Schansbroek lies near the source zone of the Stiemerbeek River and near the coal mine of Waterschei. Former mining activities severely affected natural water management contributing to pollution and flooding for local residents. This was partly related to a change in the topography of the area caused by the mining operations. To protect local residences, rainfall and groundwater has had to be pumped into the Stiemerbeek River. The hydrological impact has also caused water shortage for natural wetland areas negatively impacting the biodiversity of these areas.
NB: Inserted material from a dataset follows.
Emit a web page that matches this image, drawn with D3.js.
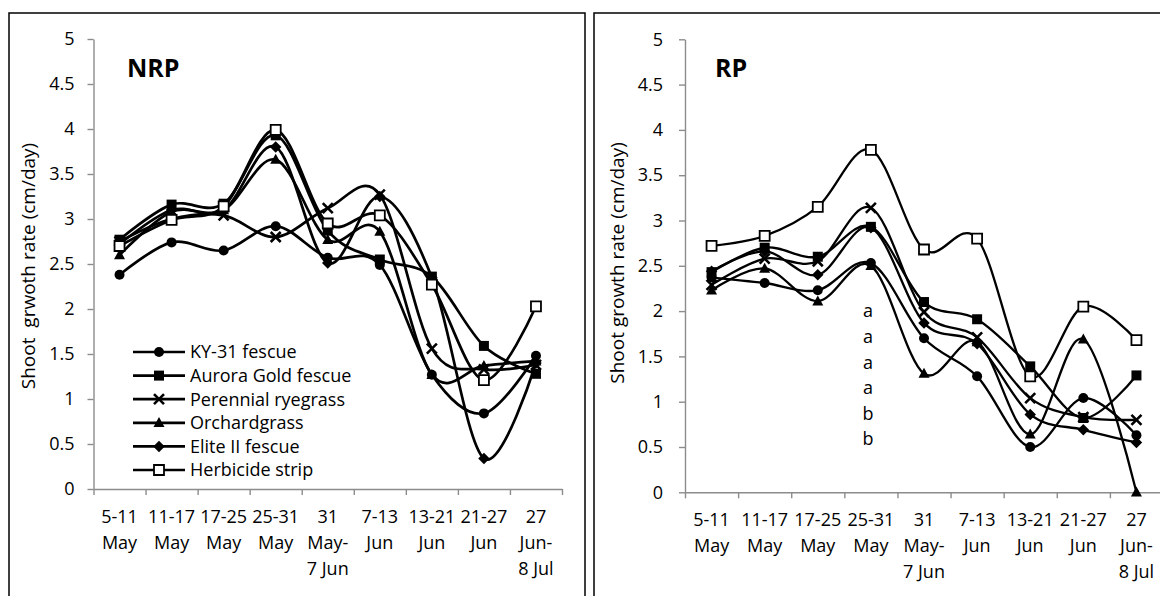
<!DOCTYPE html>
<html>
<head>
<meta charset="utf-8">
<script src="https://cdn.jsdelivr.net/npm/d3@7"></script>
<style>
  body { margin: 0; background: #fff; }
  svg text { font-family: "Open Sans", sans-serif; fill: #000; }
</style>
</head>
<body>
<svg id="chart" width="1160" height="596"></svg>
<script>
// categories (multi-line tick labels)
var categories = [
  ["5-11", "May"], ["11-17", "May"], ["17-25", "May"], ["25-31", "May"],
  ["31", "May-", "7 Jun"], ["7-13", "Jun"], ["13-21", "Jun"], ["21-27", "Jun"],
  ["27", "Jun-", "8 Jul"]
];
var seriesNames = ["KY-31 fescue", "Aurora Gold fescue", "Perennial ryegrass",
                   "Orchardgrass", "Elite II fescue", "Herbicide strip"];
var markerTypes = ["circle", "square", "x", "triangle", "diamond", "opensquare"];
var yTicks = [0, 0.5, 1, 1.5, 2, 2.5, 3, 3.5, 4, 4.5, 5];

// NRP values (cm/day)
var nrpKY31     = [2.38, 2.74, 2.65, 2.92, 2.57, 2.49, 1.27, 0.84, 1.48];
var nrpAurora   = [2.77, 3.16, 3.17, 3.93, 2.87, 2.55, 2.36, 1.59, 1.28];
var nrpRyegrass = [2.75, 3.00, 3.04, 2.80, 3.12, 3.27, 1.56, 1.33, 1.38];
var nrpOrchard  = [2.60, 3.08, 3.10, 3.66, 2.77, 2.86, 1.27, 1.37, 1.42];
var nrpElite    = [2.72, 3.10, 3.10, 3.80, 2.51, 3.25, 2.35, 0.34, 1.40];
var nrpStrip    = [2.70, 2.99, 3.14, 3.99, 2.95, 3.04, 2.27, 1.21, 2.03];

// RP values (cm/day)
var rpKY31     = [2.37, 2.31, 2.23, 2.53, 1.70, 1.28, 0.50, 1.04, 0.63];
var rpAurora   = [2.43, 2.70, 2.60, 2.93, 2.10, 1.91, 1.39, 0.82, 1.29];
var rpRyegrass = [2.29, 2.58, 2.55, 3.14, 1.99, 1.71, 1.04, 0.83, 0.80];
var rpOrchard  = [2.23, 2.47, 2.11, 2.50, 1.31, 1.66, 0.64, 1.69, 0.00];
var rpElite    = [2.44, 2.66, 2.40, 2.92, 1.87, 1.64, 0.86, 0.69, 0.55];
var rpStrip    = [2.72, 2.83, 3.15, 3.78, 2.68, 2.80, 1.28, 2.05, 1.68];

// significance letters for 25-31 May (RP)
var rpLetters = ["a", "a", "a", "a", "b", "b"];

var svg = d3.select("#chart");

// panel frames
svg.append("rect").attr("x", 9).attr("y", 13).attr("width", 576).attr("height", 600)
  .attr("fill", "none").attr("stroke", "#000").attr("stroke-width", 1.5);
svg.append("rect").attr("x", 594).attr("y", 13).attr("width", 580).attr("height", 600)
  .attr("fill", "none").attr("stroke", "#000").attr("stroke-width", 1.5);

// marker paths centred at 0,0
function markerPath(type, s) {
  var h = s / 2;
  if (type == "circle") return d3.symbol().type(d3.symbolCircle).size(Math.PI * h * h)();
  if (type == "square" || type == "opensquare") return "M" + -h + "," + -h + "H" + h + "V" + h + "H" + -h + "Z";
  if (type == "triangle") return "M0," + (-h * 1.15) + "L" + (h * 1.1) + "," + (h * 0.85) + "L" + (-h * 1.1) + "," + (h * 0.85) + "Z";
  if (type == "diamond") return "M0," + (-h * 1.15) + "L" + (h * 1.15) + ",0L0," + (h * 1.15) + "L" + (-h * 1.15) + ",0Z";
  if (type == "x") return "M" + -h + "," + -h + "L" + h + "," + h + "M" + h + "," + -h + "L" + -h + "," + h;
}

function drawMarker(g, type, x, y, s) {
  var p = g.append("path").attr("d", markerPath(type, s)).attr("transform", "translate(" + x + "," + y + ")");
  if (type == "opensquare") p.attr("fill", "#fff").attr("stroke", "#000").attr("stroke-width", 1.8);
  else if (type == "x") p.attr("fill", "none").attr("stroke", "#000").attr("stroke-width", 2.6);
  else p.attr("fill", "#000").attr("stroke", "none");
}

function drawPanel(p) {
  var g = svg.append("g");
  var x = d3.scaleBand().domain(d3.range(categories.length)).range([p.x0, p.x1]);
  var xEdge = d3.scaleLinear().domain([0, categories.length]).range([p.x0, p.x1]);
  var y = d3.scaleLinear().domain([0, 5]).range([p.yZero, p.yTop]);

  // y axis
  var ya = g.append("g").attr("transform", "translate(" + p.x0 + ",0)")
    .call(d3.axisLeft(y).tickValues(yTicks).tickFormat(function(d) { return d; })
      .tickSize(6).tickSizeOuter(0).tickPadding(p.tickPad));
  ya.selectAll("text").style("font-size", "18px").style("font-family", "Open Sans");
  ya.selectAll("line, path").attr("stroke", "#8c8c8c").attr("stroke-width", 1.4);

  // x axis (ticks at category edges)
  var xa = g.append("g").attr("transform", "translate(0," + p.yZero + ")")
    .call(d3.axisBottom(xEdge).tickValues(d3.range(categories.length + 1))
      .tickFormat("").tickSize(6).tickSizeOuter(0));
  xa.selectAll("line, path").attr("stroke", "#8c8c8c").attr("stroke-width", 1.4);

  // category labels
  var lab = g.append("g").selectAll("text").data(categories).join("text")
    .attr("text-anchor", "middle").style("font-size", "18px");
  lab.each(function(c, i) {
    d3.select(this).selectAll("tspan").data(c).join("tspan")
      .attr("x", x(i) + x.bandwidth() / 2)
      .attr("y", function(t, j) { return p.yZero + 34 + j * 26; })
      .text(function(t) { return t; });
  });

  // y title
  g.append("text").attr("transform", "translate(" + p.titleX + "," + p.titleY + ") rotate(-90)")
    .attr("text-anchor", "middle").attr("dy", "0.35em").style("font-size", "19px")
    .style("white-space", "pre").text(p.yTitle);

  // panel label
  g.append("text").attr("x", p.labelX).attr("y", 77).style("font-size", "25px")
    .style("font-weight", "bold").text(p.name);

  var line = d3.line().curve(d3.curveCardinal.tension(0))
    .x(function(d, i) { return x(i) + x.bandwidth() / 2; })
    .y(function(d) { return y(d); });

  p.series.forEach(function(vals, k) {
    g.append("path").attr("d", line(vals)).attr("fill", "none")
      .attr("stroke", "#000").attr("stroke-width", p.lineW).attr("stroke-linejoin", "round");
    vals.forEach(function(v, i) {
      drawMarker(g, markerTypes[k], x(i) + x.bandwidth() / 2, y(v), 10);
    });
  });
  return g;
}

drawPanel({
  name: "NRP", labelX: 127, x0: 93.5, x1: 562, yZero: 489, yTop: 39, tickPad: 13,
  titleX: 28, titleY: 266, yTitle: "Shoot  grwoth rate (cm/day)", lineW: 2.7,
  series: [nrpKY31, nrpAurora, nrpRyegrass, nrpOrchard, nrpElite, nrpStrip]
});

drawPanel({
  name: "RP", labelX: 715, x0: 685, x1: 1163, yZero: 492.3, yTop: 39.3, tickPad: 16,
  titleX: 617, titleY: 263, yTitle: "Shoot growth rate (cm/day)", lineW: 2.3,
  series: [rpKY31, rpAurora, rpRyegrass, rpOrchard, rpElite, rpStrip]
});

// legend (NRP panel)
var leg = svg.append("g");
seriesNames.forEach(function(name, k) {
  var ly = 352 + k * 23.6;
  leg.append("line").attr("x1", 133).attr("x2", 185).attr("y1", ly).attr("y2", ly)
    .attr("stroke", "#000").attr("stroke-width", 2.7);
  drawMarker(leg, markerTypes[k], 159, ly, 10);
  leg.append("text").attr("x", 190).attr("y", ly).attr("dy", "0.35em")
    .style("font-size", "18px").text(name);
});

// letters in RP panel
svg.append("g").selectAll("text").data(rpLetters).join("text")
  .attr("x", 868).attr("y", function(d, i) { return 311 + i * 25.6; })
  .attr("dy", "0.35em").attr("text-anchor", "middle").style("font-size", "18px")
  .text(function(d) { return d; });
</script>
</body>
</html>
- Green space management: biodiversity/nature conservation
- Climate resilience: increased flood regulation/providing thermal comfort zone
- Water management: reduced flooding/improved water quality
- Participatory planning/governance: community workshops promoting social cohesion and environmental stewardship
- Public health and wellbeing: reconnecting people with nature/improving mental/physical wellbeing through walking/cycling network, meet up places, allotments
The Schansbroek area was also ‘adopted’ by local residents for unofficial grow-your-own activities. The area has since been redesigned in collaboration with local citizens/workers. The aim was to create a multifunctional neighbourhood park for recreation, biodiversity and to restore water management. The 2013 design plan included measures to recreate a ‘wet ecotope’ by restoring a natural dam and ponds, and transforming an artificial reservoir from the former mine. Local citizens requested allotments, children’s play areas, cycling/hiking trails, picnic and meeting areas which were all included in the design.
The new park created enhances the aesthetics of the area and strengthen links to the site making it more attractive to residents and workers at the neighbouring Thorpark. The model for community engagement will be scaled-up for the entire Stiemerbeck valley.